# What is needed:
Print, word for word, every line from the beginning of the listing up to and including the line with "ax = fig.add_axes([0.2497, 0.099, 0.7163, 0.752])". Pictures are to be excluded.

# Supplied material:
+++

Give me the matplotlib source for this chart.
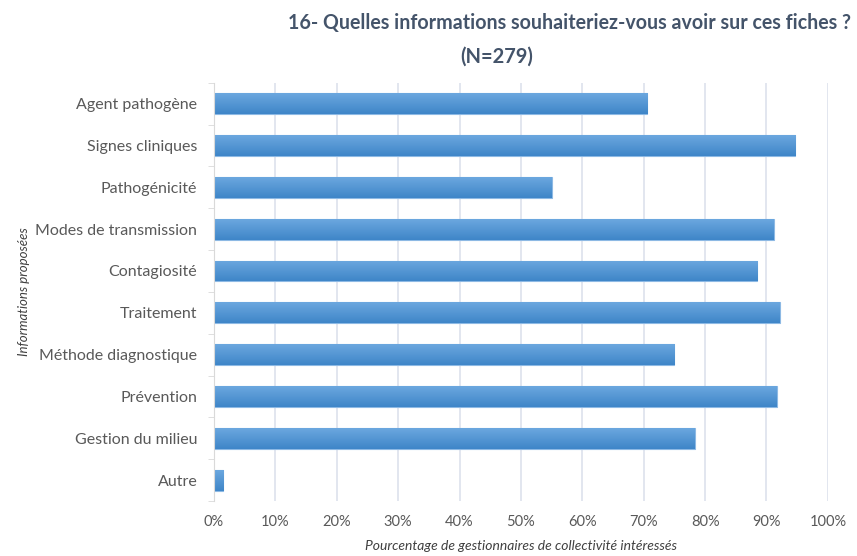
import matplotlib
matplotlib.use("Agg")
import matplotlib.pyplot as plt
import numpy as np
from matplotlib.ticker import PercentFormatter

# data (percent of managers interested)
categories = ['Agent pathogène', 'Signes cliniques', 'Pathogénicité',
              'Modes de transmission', 'Contagiosité', 'Traitement',
              'Méthode diagnostique', 'Prévention', 'Gestion du milieu', 'Autre']
values = [70.6, 94.7, 55.0, 91.2, 88.5, 92.2, 75.0, 91.7, 78.3, 1.5]
xticks = [0, 10, 20, 30, 40, 50, 60, 70, 80, 90, 100]

plt.rcParams['font.family'] = ['Lato', 'DejaVu Sans']

fig = plt.figure(figsize=(8.57, 5.56), dpi=100)
ax = fig.add_axes([0.2497, 0.099, 0.7163, 0.752])

y = np.arange(len(categories))
bars = ax.barh(y, values, height=0.5, color='#5B9BD5', edgecolor='#8DB9E4',
               linewidth=0.8, zorder=2)

# light vertical gradient inside each bar, like the Excel fill
grad = np.linspace(0, 1, 50).reshape(-1, 1)
cmap = matplotlib.colors.LinearSegmentedColormap.from_list('g', ['#6BA7DF', '#3F86C8'])
for b in bars:
    x0, yb = b.get_x(), b.get_y()
    w, h = b.get_width(), b.get_height()
    im = ax.imshow(grad, extent=[x0, x0 + w, yb + h, yb], aspect='auto',
                   cmap=cmap, zorder=2.5, origin='upper')
    im.set_clip_path(b)

ax.set_ylim(len(categories) - 0.5, -0.5)
ax.set_xlim(0, 100)
ax.set_yticks(y)
ax.set_yticklabels(categories, fontsize=11.5, color='#595959')
ax.set_yticks(np.arange(-0.5, len(categories)), minor=True)
ax.tick_params(axis='y', which='major', length=0, pad=12)
ax.tick_params(axis='y', which='minor', length=4, color='#D9D9D9', direction='out')

ax.set_xticks(xticks)
ax.xaxis.set_major_formatter(PercentFormatter(decimals=0))
ax.tick_params(axis='x', length=0, labelsize=10.5, labelcolor='#595959', pad=10)
ax.grid(axis='x', color='#DDE2EC', linewidth=1.2, zorder=0)

for s in ['top', 'right', 'bottom']:
    ax.spines[s].set_visible(False)
ax.spines['left'].set_color('#D9D9D9')

ax.set_xlabel('Pourcentage de gestionnaires de collectivité intéressés',
              fontsize=10, style='italic', color='#404040', labelpad=8)
ax.set_ylabel('Informations proposées', fontsize=9.5, style='italic',
              color='#404040', labelpad=4)

fig.text(0.993, 0.958, '16- Quelles informations souhaiteriez-vous avoir sur ces fiches ?',
         ha='right', va='center', fontsize=14.1, fontweight='bold', color='#44546A')
fig.text(0.58, 0.898, '(N=279)', ha='center', va='center', fontsize=14.5,
         fontweight='bold', color='#44546A')

fig.savefig('out.png', dpi=100)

+++

# Answer below:
Give me the matplotlib source for this chart.
import matplotlib
matplotlib.use("Agg")
import matplotlib.pyplot as plt
import numpy as np
from matplotlib.ticker import PercentFormatter

# data (percent of managers interested)
categories = ['Agent pathogène', 'Signes cliniques', 'Pathogénicité',
              'Modes de transmission', 'Contagiosité', 'Traitement',
              'Méthode diagnostique', 'Prévention', 'Gestion du milieu', 'Autre']
values = [70.6, 94.7, 55.0, 91.2, 88.5, 92.2, 75.0, 91.7, 78.3, 1.5]
xticks = [0, 10, 20, 30, 40, 50, 60, 70, 80, 90, 100]

plt.rcParams['font.family'] = ['Lato', 'DejaVu Sans']

fig = plt.figure(figsize=(8.57, 5.56), dpi=100)
ax = fig.add_axes([0.2497, 0.099, 0.7163, 0.752])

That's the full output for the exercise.